FAI releases updated global rules for drone racing, F9U and drone soccer
FAI’s new global drone code now covers F9U racing and provisional drone soccer, tightening everything from propellers to timekeeping before the next sanctioned meet.

The biggest change for drone racing right now is not a new battery, a faster frame or a softer landing zone. It is a thicker rulebook, and it just went live.
FAI Sporting Code Section 4, Volume F9 Drone Sports, Version 2 took effect on June 1, 2026, and it lays out the global standard for F9U, the official drone racing class. It also folds in provisional F9A drone soccer rules, plus appendices covering multiple F9U scenarios and the World Cup rules. That gives racers and organizers one current framework instead of a patchwork of local interpretations.
The practical impact is concentrated in the details that decide whether a meet runs cleanly or turns messy fast.

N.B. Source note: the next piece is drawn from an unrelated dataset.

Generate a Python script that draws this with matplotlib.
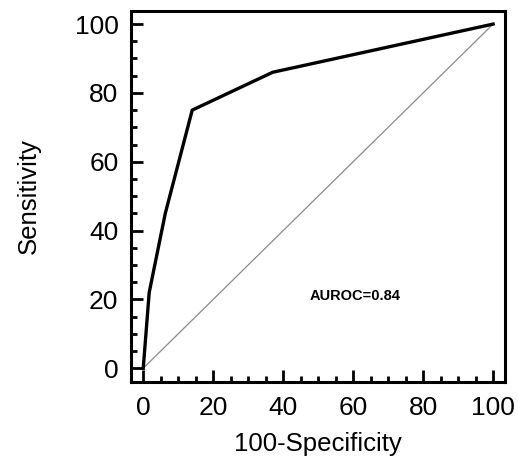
import matplotlib
matplotlib.use("Agg")
import matplotlib.pyplot as plt
from matplotlib.ticker import MultipleLocator

# ROC curve
fpr = [0, 1.7, 6.3, 14, 37, 100]
tpr = [0, 22, 45, 75, 86, 100]
diag = [0, 100]
auroc_label = "AUROC=0.84"

plt.rcParams['font.family'] = ['Liberation Sans', 'DejaVu Sans']

fig = plt.figure(figsize=(5.18, 4.63), dpi=100)
ax = fig.add_axes([131 / 518, 1 - 382 / 463, (505 - 131) / 518, (382 - 11) / 463])

ax.plot(diag, diag, color='#8a8a8a', lw=0.9)
ax.plot(fpr, tpr, color='black', lw=2.4, solid_joinstyle='miter')

ax.set_xlim(-3.5, 103.4)
ax.set_ylim(-4, 103.8)
ax.xaxis.set_major_locator(MultipleLocator(20))
ax.xaxis.set_minor_locator(MultipleLocator(5))
ax.yaxis.set_major_locator(MultipleLocator(20))
ax.yaxis.set_minor_locator(MultipleLocator(5))
ax.tick_params(which='both', direction='in', width=2, labelsize=19, top=False, right=False)
ax.tick_params(axis='x', pad=10)
ax.tick_params(axis='y', pad=9)
ax.tick_params(which='major', length=8.5)
ax.tick_params(which='minor', length=4.5)
for s in ax.spines.values():
    s.set_linewidth(2.2)

ax.set_xlabel("100-Specificity", fontsize=18.5, labelpad=9)
ax.set_ylabel("Sensitivity", fontsize=18.5, labelpad=24)

ax.text(60.5, 21, auroc_label, fontsize=10.5, fontweight='bold', ha='center', va='center')

fig.savefig("out.png", dpi=100)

The code spells out general specifications for models, motorisation, propellers, radio control equipment, video systems, LED light units and identification marks. It also sets the terms for racing circuit requirements, model registration and processing, track walks, practice flights, event organisation, timekeeping, start procedures and qualification stages. In drone racing, those are not side notes. They are the difference between a fair heat and a hardware dispute.

For pilots, the message is clear: build choices still matter, but they now sit inside a more exact global standard. A setup that works at one event has to fit a codified system that is meant to travel across borders and still produce comparable results. For organizers, the update is even bigger. Event directors now have a single reference for how to measure, register, stage and time competition, which makes it easier to run sanctioned races in a field, park, airfield or simulator without reinventing the process every time.
That consistency is what gives the FAI circuit its edge. A season that stretches across different countries and race formats only works if the competition stays recognizable from one stop to the next. Version 2 is designed to do exactly that, and it pushes drone racing and drone soccer further into a rules-driven global structure that leaves less room for improvisation and more room for straight competition.